Code that draws figures:
****

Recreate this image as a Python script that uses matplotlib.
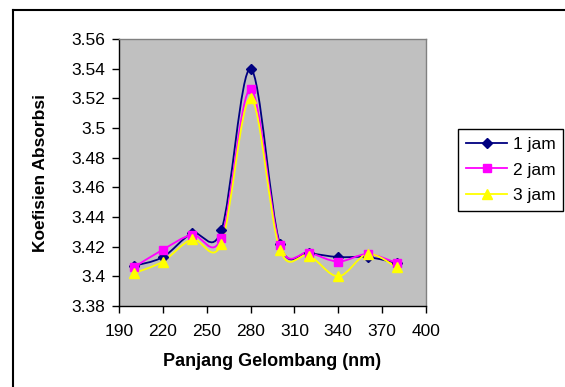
import numpy as np
import matplotlib.pyplot as plt
from matplotlib.path import Path
from matplotlib.patches import PathPatch
from matplotlib.lines import Line2D

plt.rcParams['font.family'] = ['Liberation Sans', 'DejaVu Sans']

# data
wavelength = [200, 220, 240, 260, 280, 300, 320, 340, 360, 380]
jam1 = [3.407, 3.413, 3.429, 3.431, 3.540, 3.422, 3.416, 3.413, 3.413, 3.409]
jam2 = [3.406, 3.418, 3.428, 3.426, 3.526, 3.421, 3.416, 3.410, 3.415, 3.409]
jam3 = [3.402, 3.410, 3.425, 3.422, 3.520, 3.418, 3.414, 3.400, 3.415, 3.406]
labels = ['1 jam', '2 jam', '3 jam']

x_ticks = [190, 220, 250, 280, 310, 340, 370, 400]
y_ticks = [3.38, 3.40, 3.42, 3.44, 3.46, 3.48, 3.50, 3.52, 3.54, 3.56]
y_ticklabels = ['3.38', '3.4', '3.42', '3.44', '3.46', '3.48', '3.5', '3.52', '3.54', '3.56']


def smooth_path(xs, ys):
    # Excel-like smoothed line: cubic bezier segments through the points
    pts = np.column_stack([xs, ys]).astype(float)
    n = len(pts)
    verts = [pts[0]]
    codes = [Path.MOVETO]
    for i in range(n - 1):
        p0 = pts[i - 1] if i > 0 else pts[i]
        p1 = pts[i]
        p2 = pts[i + 1]
        p3 = pts[i + 2] if i + 2 < n else pts[i + 1]
        c1 = p1 + (p2 - p0) / 6.0
        c2 = p2 - (p3 - p1) / 6.0
        verts += [c1, c2, p2]
        codes += [Path.CURVE4] * 3
    return Path(verts, codes)


fig = plt.figure(figsize=(5.65, 3.87), dpi=100)
ax = fig.add_axes([119 / 565, 1 - 306 / 387, 307 / 565, 267 / 387])
ax.set_facecolor('#C0C0C0')

series = [
    (jam1, '#000080', 'D', 5.5),
    (jam2, '#FF00FF', 's', 6),
    (jam3, '#FFFF00', '^', 7),
]
handles = []
for (vals, col, mk, ms), lab in zip(series, labels):
    ax.add_patch(PathPatch(smooth_path(wavelength, vals), facecolor='none',
                           edgecolor=col, lw=1.3, zorder=3))
    ax.plot(wavelength, vals, linestyle='none', marker=mk, markersize=ms,
            color=col, zorder=4, clip_on=False)
    handles.append(Line2D([], [], color=col, lw=1.3, marker=mk, markersize=ms,
                          label=lab))

ax.set_xlim(190, 400)
ax.set_ylim(3.38, 3.56)
ax.set_xticks(x_ticks)
ax.set_yticks(y_ticks)
ax.set_yticklabels(y_ticklabels)
ax.tick_params(direction='out', length=5, width=1, labelsize=12.5)
ax.tick_params(axis='y', pad=5)
ax.tick_params(axis='x', pad=8)

for s in ['top', 'right']:
    ax.spines[s].set_color('#808080')
    ax.spines[s].set_linewidth(1)
for s in ['left', 'bottom']:
    ax.spines[s].set_color('black')
    ax.spines[s].set_linewidth(1)

ax.set_xlabel('Panjang Gelombang (nm)', fontsize=13, fontweight='bold')
ax.set_ylabel('Koefisien Absorbsi', fontsize=12.5, fontweight='bold')
ax.xaxis.set_label_coords(0.5, -0.175)
ax.yaxis.set_label_coords(-0.23, 0.5)

leg = fig.legend(handles=handles, loc='upper left',
                 bbox_to_anchor=(458 / 565, 1 - 129 / 387), borderaxespad=0,
                 fontsize=12.5, handlelength=2.4, handletextpad=0.3,
                 labelspacing=0.6, borderpad=0.45, fancybox=False,
                 framealpha=1, edgecolor='black')
leg.get_frame().set_linewidth(1)

# outer chart frame
fig.add_artist(Line2D([13 / 565, 1], [1 - 10 / 387, 1 - 10 / 387],
                      transform=fig.transFigure, color='black', lw=1.5))
fig.add_artist(Line2D([13 / 565, 13 / 565], [0, 1 - 10 / 387],
                      transform=fig.transFigure, color='black', lw=1.5))

fig.savefig('out.png', dpi=100)
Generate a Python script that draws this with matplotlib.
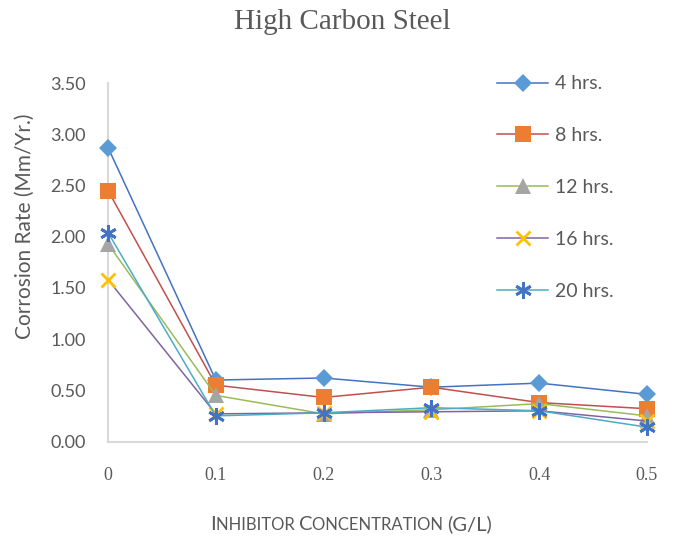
import numpy as np
import matplotlib.pyplot as plt

# inhibitor concentration (g/L) and corrosion rate (mm/yr)
conc = [0, 0.1, 0.2, 0.3, 0.4, 0.5]
conc_labels = ['0', '0.1', '0.2', '0.3', '0.4', '0.5']
rate_4h = [2.87, 0.60, 0.62, 0.53, 0.57, 0.46]
rate_8h = [2.45, 0.55, 0.43, 0.53, 0.38, 0.32]
rate_12h = [1.93, 0.45, 0.27, 0.31, 0.37, 0.25]
rate_16h = [1.58, 0.27, 0.28, 0.29, 0.30, 0.20]
rate_20h = [2.04, 0.25, 0.28, 0.33, 0.30, 0.14]
series_names = ['4 hrs.', '8 hrs.', '12 hrs.', '16 hrs.', '20 hrs.']
y_ticks = [0, 0.5, 1.0, 1.5, 2.0, 2.5, 3.0, 3.5]

grey = '#595959'
sans = 'Lato'
serif = 'Liberation Serif'

# (line colour, marker, marker colour, marker size, marker edge width)
styles = [
    ('#4472C4', 'D', '#5B9BD5', 9, 0),
    ('#C0504D', 's', '#ED7D31', 11, 0),
    ('#9BBB59', '^', '#A5A5A5', 11, 0),
    ('#8064A2', 'x', '#FFC000', 10, 2),
    ('#4BACC6', (6, 2, 0), '#4472C4', 12, 2),
]

fig = plt.figure(figsize=(6.76, 5.37), dpi=100)
ax = fig.add_axes([108/676, 1 - 441.5/537, 539/676, 358.5/537])

all_rates = [rate_4h, rate_8h, rate_12h, rate_16h, rate_20h]
for i in range(len(all_rates)):
    lc, mk, mc, ms, mew = styles[i]
    ax.plot(conc, all_rates[i], color=lc, linewidth=1.1, marker=mk,
            markersize=ms, markerfacecolor=mc, markeredgecolor=mc,
            markeredgewidth=mew, label=series_names[i], zorder=3 + i,
            clip_on=False)

ax.set_xlim(0, 0.5)
ax.set_ylim(0, 3.5)
ax.set_yticks(y_ticks)
ax.set_yticklabels(['%.2f' % v for v in y_ticks], fontsize=13,
                   color=grey, family=sans)
ax.set_xticks(conc)
ax.set_xticklabels(conc_labels, fontsize=13, color=grey, family=serif)
ax.tick_params(axis='y', length=0, pad=16)
ax.tick_params(axis='x', length=0, pad=18)

for s in ['top', 'right']:
    ax.spines[s].set_visible(False)
for s in ['left', 'bottom']:
    ax.spines[s].set_color('#d9d9d9')
    ax.spines[s].set_linewidth(1.5)

ax.set_ylabel('Corrosion Rate (Mm/Yr.)', fontsize=15, color=grey, family=sans)
ax.yaxis.set_label_coords(-0.135, 0.60)

fig.text(0.506, 0.959, 'High Carbon Steel', fontsize=21, color=grey,
         family=serif, ha='center', va='center')

# small-caps style x label, built from pieces
pieces = [('I', 14.5), ('NHIBITOR ', 12), ('C', 14.5),
          ('ONCENTRATION ', 12), ('(G/L)', 14.5)]
prev = fig.text(210/676, 1 - 530/537, pieces[0][0], fontsize=pieces[0][1],
                color=grey, family=sans, va='baseline')
for txt, fs in pieces[1:]:
    prev = ax.annotate(txt, xy=(1, 0), xycoords=prev, fontsize=fs,
                       color=grey, family=sans, va='bottom', ha='left')

leg = ax.legend(loc='upper left', bbox_to_anchor=(0.690, 1.070),
                frameon=False, fontsize=14, labelspacing=1.79,
                handlelength=2.6, handletextpad=0.35)
for t in leg.get_texts():
    t.set_color(grey)
    t.set_family(sans)

plt.savefig('out.png', dpi=100)
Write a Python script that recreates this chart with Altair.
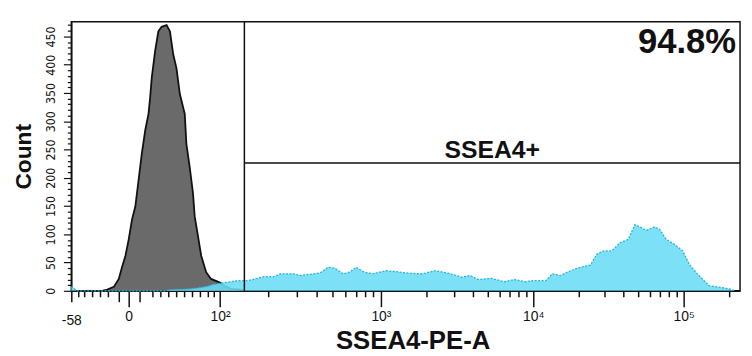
import altair as alt
import pandas as pd

# ---- data (x in display channels 0..1024 of the biexponential axis) ----
gray_x = [47, 55.0, 65.1, 72.7, 77.7, 82.9, 87.9, 92.9, 98.0, 103.0, 108.0, 113.2, 118.2,
          120.7, 123.2, 128.3, 133.3, 138.3, 145.9, 151.0, 156.1, 161.0, 166.2, 173.7,
          176.2, 181.3, 186.3, 188.9, 193.9, 198.9, 206.5, 214.0, 226.8, 234.3, 244.3, 259.5, 268]
gray_count = [0, 2, 7, 21, 42, 62, 91, 126, 149, 196, 243, 284, 313,
              342, 377, 424, 459, 467, 470, 459, 418, 394, 348, 313,
              260, 219, 173, 132, 97, 62, 33, 21, 15, 9, 3.5, 2, 0]

cyan_x = [0, 3, 6, 9, 145, 151.0, 178.7, 193.9, 209.0, 216.6, 231.8, 243.9, 254.5, 269.6,
          284.8, 294.9, 310.1, 320.1, 340.4, 350.4, 370.7, 380.7, 393.4, 403.4, 416.1,
          426.1, 436.3, 448.8, 461.6, 481.7, 496.9, 517.0, 537.3, 557.4, 577.6, 597.9,
          610.5, 623.0, 643.3, 663.5, 678.6, 693.8, 708.9, 726.6, 736.6, 749.4, 759.4,
          774.5, 784.7, 794.8, 804.8, 815.0, 827.5, 840.3, 852.8, 863.0, 873.0, 880.6,
          893.3, 900.9, 910.9, 923.6, 936.2, 946.3, 956.3, 966.4, 976.6, 991.7, 1006.9,
          1011.9, 1016]
cyan_count = [7, 6, 2, 0, 0, 2, 3, 5, 8, 11, 14, 16, 18, 18,
              22, 25, 25, 30, 30, 27, 30, 31.5, 41.5, 40, 30,
              33, 41.5, 33, 30, 35.5, 34, 31, 30, 35.5, 31, 24,
              27, 20, 22, 16, 20, 16, 18, 18, 30, 27, 33,
              40, 43, 45.5, 65, 70.5, 70.5, 85, 91, 117, 111.5, 107,
              113, 108.5, 91, 82, 70.5, 47, 33, 21, 9, 6.5, 3.5,
              2, 0]

# axis ticks (channel positions) and labels
x_major_ticks = [87.9, 227.7, 474.1, 707.4, 937.6]
x_major_labels = ["0", "10²", "10³", "10⁴", "10⁵"]
x_edge_tick = [0]
x_edge_label = ["-58"]
x_mid_ticks = [73.2, 104.5]
x_minor_ticks = [10.6, 20.1, 32.3, 44.4, 56.0, 124.7, 136.8, 148.9, 161.0, 173.1, 185.3,
                 197.4, 209.5, 217.7, 301.9, 345.2, 376.1, 399.9, 419.4, 435.9, 450.2,
                 462.7, 544.5, 585.5, 614.6, 637.2, 655.6, 671.2, 684.9, 696.7, 776.8,
                 817.2, 846.0, 868.3, 886.6, 901.9, 915.2, 927.0, 1007.0]

x_domain = [0, 1024]
y_domain = [0, 476]
y_ticks = list(range(0, 480, 10))

gate_x = [265]
gate_y = [226]
gate_label = ["SSEA4+"]
gate_pct = ["94.8%"]

# ---- build ----
gray_df = pd.DataFrame({"x": gray_x, "count": gray_count})
cyan_df = pd.DataFrame({"x": cyan_x, "count": cyan_count})

all_ticks = x_edge_tick + x_major_ticks + x_mid_ticks + x_minor_ticks
label_map = dict(zip(x_edge_tick + x_major_ticks, x_edge_label + x_major_labels))
expr = "''"
for v, lab in label_map.items():
    expr = f"datum.value == {v} ? '{lab}' : ({expr})"

maj_list = "[" + ",".join(str(v) for v in x_major_ticks) + "]"
mid_list = "[" + ",".join(str(v) for v in x_edge_tick + x_mid_ticks) + "]"

x_axis = alt.Axis(
    values=all_ticks,
    labelExpr=expr,
    tickSize={"condition": [
        {"test": f"indexof({maj_list}, datum.value) >= 0", "value": 16},
        {"test": f"indexof({mid_list}, datum.value) >= 0", "value": 11},
    ], "value": 6},
    labelPadding={"condition": {"test": "datum.value == 0", "value": 12}, "value": 3},
    labelFlush=False, labelOverlap=False, labelBound=False,
    labelFont="Liberation Sans", labelFontSize=14, labelColor="#111",
    tickColor="#111", tickWidth=1.5, domainColor="#111", domainWidth=1.5,
    grid=False, title="SSEA4-PE-A", titleFont="Liberation Sans", titleFontSize=26,
    titleFontWeight="bold", titleColor="#111", titlePadding=0, titleX=345,
)

y_axis = alt.Axis(
    values=y_ticks,
    labelExpr="datum.value % 50 == 0 ? datum.label : ''",
    tickSize={"condition": {"test": "datum.value % 50 == 0", "value": 8}, "value": 4},
    labelAngle=270, labelAlign="center", labelBaseline="bottom",
    labelPadding=6, labelOverlap=False, labelFlush=False,
    labelFont="Liberation Sans Narrow, DejaVu Sans Condensed, Liberation Sans",
    labelFontSize=12.5, labelColor="#111",
    tickColor="#111", tickWidth=1.2, domainColor="#111", domainWidth=1.5,
    grid=False, title="Count", titleFont="Liberation Sans", titleFontSize=23,
    titleFontWeight="bold", titleColor="#111", titlePadding=9,
)

xs = alt.Scale(domain=x_domain, nice=False, zero=False)
ys = alt.Scale(domain=y_domain, nice=False, zero=True)


def X(field):
    return alt.X(field, type="quantitative", scale=xs, axis=x_axis)


def Y(field):
    return alt.Y(field, type="quantitative", scale=ys, axis=y_axis)


gray_area = alt.Chart(gray_df).mark_area(color="#6a6a6a", opacity=1).encode(
    x=X("x"), y=Y("count"))
gray_line = alt.Chart(gray_df).mark_line(color="#111111", strokeWidth=1.8).encode(
    x=X("x"), y=Y("count"))
cyan_area = alt.Chart(cyan_df).mark_area(color="#6adcf6", opacity=0.88).encode(
    x=X("x"), y=Y("count"))
cyan_line = alt.Chart(cyan_df).mark_line(color="#22b4dc", strokeWidth=1.3,
                                         strokeDash=[2, 1.5]).encode(
    x=X("x"), y=Y("count"))

gate_df = pd.DataFrame({"gx": gate_x, "gy": gate_y, "label": gate_label,
                        "pct": gate_pct, "xmax": [x_domain[1]], "ymax": [y_domain[1]]})

gate_v = alt.Chart(gate_df).mark_rule(color="#111", strokeWidth=1.5).encode(
    x=X("gx"))
gate_h = alt.Chart(gate_df).mark_rule(color="#111", strokeWidth=1.5).encode(
    x=X("gx"), x2="xmax:Q", y=Y("gy"))
gate_text = alt.Chart(gate_df).transform_calculate(
    cx="(datum.gx + datum.xmax) / 2"
).mark_text(font="Liberation Sans", fontSize=25, fontWeight="bold", color="#111",
            align="center", baseline="alphabetic", dy=-5).encode(
    x=X("cx"), y=Y("gy"), text="label:N")
pct_text = alt.Chart(gate_df).mark_text(font="Liberation Sans", fontSize=35,
                                        fontWeight="bold", color="#111",
                                        align="right", baseline="alphabetic",
                                        dx=-4, dy=32).encode(
    x=X("xmax"), y=Y("ymax"), text="pct:N")

chart = alt.layer(gray_area, gray_line, cyan_area, cyan_line, gate_v, gate_h,
                  gate_text, pct_text).properties(
    width=676, height=272,
    autosize=alt.AutoSizeParams(type="none"),
    padding={"left": 64, "top": 12, "right": 4, "bottom": 62},
    background="white",
).configure_view(stroke="#111", strokeWidth=1.5)

chart.save("out.html", embed_options={"renderer": "svg", "actions": False})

****

Requirement:
Set down, without pictures, the lines between the line holding "Write a Python" and the line holding "import pandas as pd", both inclusive.

Result below:
Write a Python script that recreates this chart with Altair.
import altair as alt
import pandas as pd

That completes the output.